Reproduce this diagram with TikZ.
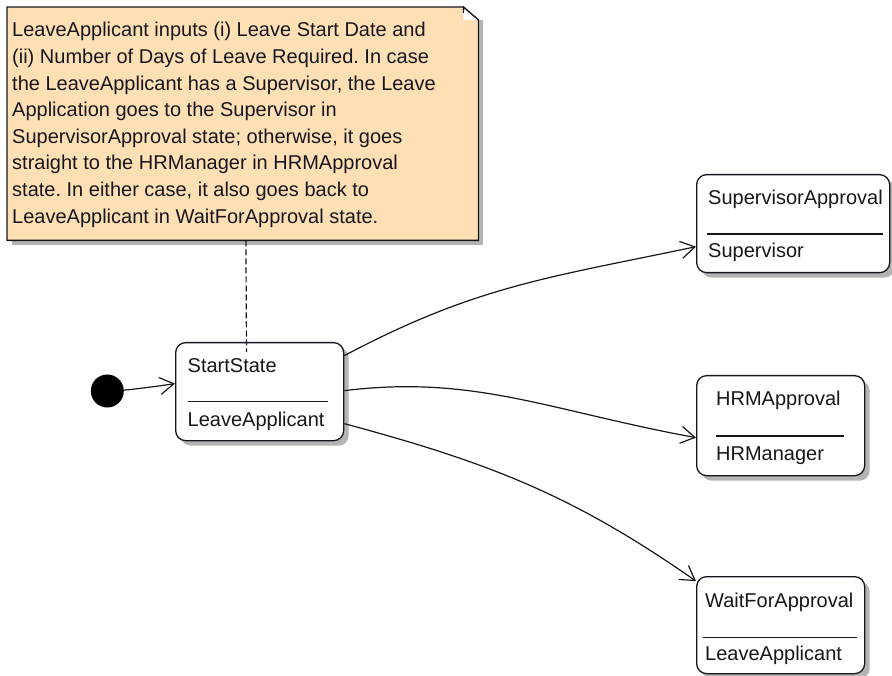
\documentclass[tikz,border=0pt]{standalone}
\usepackage{fontspec}
\setmainfont{Liberation Sans}
\usetikzlibrary{arrows.meta,shadows,calc}
\definecolor{notefill}{RGB}{255,224,180}
\definecolor{shadowgray}{RGB}{180,180,180}
\definecolor{inkc}{RGB}{22,22,30}
\frenchspacing
\begin{document}
\begin{tikzpicture}[x=1pt,y=-1pt,
  lbl/.style={anchor=base west, inner sep=0pt, text=inkc, font=\fontsize{20}{26.6}\selectfont},
  statebox/.style={draw=inkc, line width=1.3pt, fill=white, rounded corners=10pt,
    inner sep=0pt, anchor=north west,
    drop shadow={shadow xshift=5pt, shadow yshift=-5pt, fill=shadowgray, opacity=1}},
  sepline/.style={draw=inkc, line width=1.3pt},
  trans/.style={draw=inkc, line width=1.2pt,
    -{Straight Barb[length=14pt,width=17pt,line width=1.2pt]}},
  ]
\useasboundingbox (0,0) rectangle (892,676);

% comment note with folded corner
\node[minimum width=471pt, minimum height=233pt, inner sep=0pt, anchor=north west] (note) at (7,7) {};
\fill[shadowgray] ($(note.south west)+(5,0)$) rectangle ($(note.south east)+(5,5)$);
\fill[shadowgray] ($(note.north east)+(0,13)$) rectangle ($(note.south east)+(5,5)$);
\filldraw[fill=notefill, draw=inkc, line width=1.3pt]
  (note.north west) -- ($(note.north east)+(-15,0)$) -- ($(note.north east)+(0,13)$)
  -- (note.south east) -- (note.south west) -- cycle;
\fill[white] ($(note.north east)+(-15,0)$) -- ($(note.north east)+(-15,13)$) -- ($(note.north east)+(0,13)$) -- cycle;
\draw[inkc, line width=1.3pt] ($(note.north east)+(-15,6)$) -- ($(note.north east)+(-15,0)$) -- ($(note.north east)+(0,13)$);
% the base of a multi-line node is its last line
\node[lbl, align=left] (notetext) at (12,223.2) {LeaveApplicant inputs (i) Leave Start Date and\\
(ii) Number of Days of Leave Required. In case\\
the LeaveApplicant has a Supervisor, the Leave\\
Application goes to the Supervisor in\\
SupervisorApproval state; otherwise, it goes\\
straight to the HRManager in HRMApproval\\
state. In either case, it also goes back to\\
LeaveApplicant in WaitForApproval state.};

% initial pseudo-state
\node[circle, fill=black, minimum size=33pt, inner sep=0pt] (init) at (107.3,391) {};

% state boxes
\node[statebox, minimum width=168pt, minimum height=98pt] (start) at (175,342) {};
\node[statebox, minimum width=193pt, minimum height=98pt] (sup) at (696,174) {};
\node[statebox, minimum width=168pt, minimum height=100pt] (hrm) at (696,375) {};
\node[statebox, minimum width=168pt, minimum height=97pt] (wait) at (696,576) {};

% compartments
\node[lbl] (startname) at (187.5,373) {StartState};
\draw[sepline] (188,401.7) -- (328,401.7);
\node[lbl] (startactor) at (187.5,426.7) {LeaveApplicant};

\node[lbl] (supname) at (708,205) {SupervisorApproval};
\draw[sepline] (707,234) -- (883,234);
\node[lbl] (supactor) at (708,257.3) {Supervisor};

\node[lbl] (hrmname) at (716,406) {HRMApproval};
\draw[sepline] (716,436) -- (844,436);
\node[lbl] (hrmactor) at (716,460) {HRManager};

\node[lbl] (waitname) at (705,607.3) {WaitForApproval};
\draw[sepline] (703,637.7) -- (857,637.7);
\node[lbl] (waitactor) at (705,660.7) {LeaveApplicant};

% note attachment
\coordinate (noteend) at (246.5,352);
\draw[inkc, line width=1.2pt, dash pattern=on 6pt off 3pt] ([xshift=3.2pt]note.south) -- (noteend);

% transitions
\draw[trans] (init) .. controls +(20,-1) and +(-20,3) .. ([yshift=8pt]start.west);
\draw[trans] ([yshift=36pt]start.east) .. controls +(132,-70) and +(-147,31) .. ([yshift=-23pt]sup.west);
\draw[trans] ([yshift=1pt]start.east) .. controls +(130,-16) and +(-147,-27) .. ([yshift=-12pt]hrm.west);
\draw[trans] ([yshift=-32pt]start.east) .. controls +(145,39) and +(-123,-86) .. ([yshift=44pt]wait.west);
\end{tikzpicture}
\end{document}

---

:: Goal ::
Skip every picture and transcribe the data above exactly.

:: Output below ::
Reproduce this diagram with TikZ.
\documentclass[tikz,border=0pt]{standalone}
\usepackage{fontspec}
\setmainfont{Liberation Sans}
\usetikzlibrary{arrows.meta,shadows,calc}
\definecolor{notefill}{RGB}{255,224,180}
\definecolor{shadowgray}{RGB}{180,180,180}
\definecolor{inkc}{RGB}{22,22,30}
\frenchspacing
\begin{document}
\begin{tikzpicture}[x=1pt,y=-1pt,
  lbl/.style={anchor=base west, inner sep=0pt, text=inkc, font=\fontsize{20}{26.6}\selectfont},
  statebox/.style={draw=inkc, line width=1.3pt, fill=white, rounded corners=10pt,
    inner sep=0pt, anchor=north west,
    drop shadow={shadow xshift=5pt, shadow yshift=-5pt, fill=shadowgray, opacity=1}},
  sepline/.style={draw=inkc, line width=1.3pt},
  trans/.style={draw=inkc, line width=1.2pt,
    -{Straight Barb[length=14pt,width=17pt,line width=1.2pt]}},
  ]
\useasboundingbox (0,0) rectangle (892,676);

% comment note with folded corner
\node[minimum width=471pt, minimum height=233pt, inner sep=0pt, anchor=north west] (note) at (7,7) {};
\fill[shadowgray] ($(note.south west)+(5,0)$) rectangle ($(note.south east)+(5,5)$);
\fill[shadowgray] ($(note.north east)+(0,13)$) rectangle ($(note.south east)+(5,5)$);
\filldraw[fill=notefill, draw=inkc, line width=1.3pt]
  (note.north west) -- ($(note.north east)+(-15,0)$) -- ($(note.north east)+(0,13)$)
  -- (note.south east) -- (note.south west) -- cycle;
\fill[white] ($(note.north east)+(-15,0)$) -- ($(note.north east)+(-15,13)$) -- ($(note.north east)+(0,13)$) -- cycle;
\draw[inkc, line width=1.3pt] ($(note.north east)+(-15,6)$) -- ($(note.north east)+(-15,0)$) -- ($(note.north east)+(0,13)$);
% the base of a multi-line node is its last line
\node[lbl, align=left] (notetext) at (12,223.2) {LeaveApplicant inputs (i) Leave Start Date and\\
(ii) Number of Days of Leave Required. In case\\
the LeaveApplicant has a Supervisor, the Leave\\
Application goes to the Supervisor in\\
SupervisorApproval state; otherwise, it goes\\
straight to the HRManager in HRMApproval\\
state. In either case, it also goes back to\\
LeaveApplicant in WaitForApproval state.};

% initial pseudo-state
\node[circle, fill=black, minimum size=33pt, inner sep=0pt] (init) at (107.3,391) {};

% state boxes
\node[statebox, minimum width=168pt, minimum height=98pt] (start) at (175,342) {};
\node[statebox, minimum width=193pt, minimum height=98pt] (sup) at (696,174) {};
\node[statebox, minimum width=168pt, minimum height=100pt] (hrm) at (696,375) {};
\node[statebox, minimum width=168pt, minimum height=97pt] (wait) at (696,576) {};

% compartments
\node[lbl] (startname) at (187.5,373) {StartState};
\draw[sepline] (188,401.7) -- (328,401.7);
\node[lbl] (startactor) at (187.5,426.7) {LeaveApplicant};

\node[lbl] (supname) at (708,205) {SupervisorApproval};
\draw[sepline] (707,234) -- (883,234);
\node[lbl] (supactor) at (708,257.3) {Supervisor};

\node[lbl] (hrmname) at (716,406) {HRMApproval};
\draw[sepline] (716,436) -- (844,436);
\node[lbl] (hrmactor) at (716,460) {HRManager};

\node[lbl] (waitname) at (705,607.3) {WaitForApproval};
\draw[sepline] (703,637.7) -- (857,637.7);
\node[lbl] (waitactor) at (705,660.7) {LeaveApplicant};

% note attachment
\coordinate (noteend) at (246.5,352);
\draw[inkc, line width=1.2pt, dash pattern=on 6pt off 3pt] ([xshift=3.2pt]note.south) -- (noteend);

% transitions
\draw[trans] (init) .. controls +(20,-1) and +(-20,3) .. ([yshift=8pt]start.west);
\draw[trans] ([yshift=36pt]start.east) .. controls +(132,-70) and +(-147,31) .. ([yshift=-23pt]sup.west);
\draw[trans] ([yshift=1pt]start.east) .. controls +(130,-16) and +(-147,-27) .. ([yshift=-12pt]hrm.west);
\draw[trans] ([yshift=-32pt]start.east) .. controls +(145,39) and +(-123,-86) .. ([yshift=44pt]wait.west);
\end{tikzpicture}
\end{document}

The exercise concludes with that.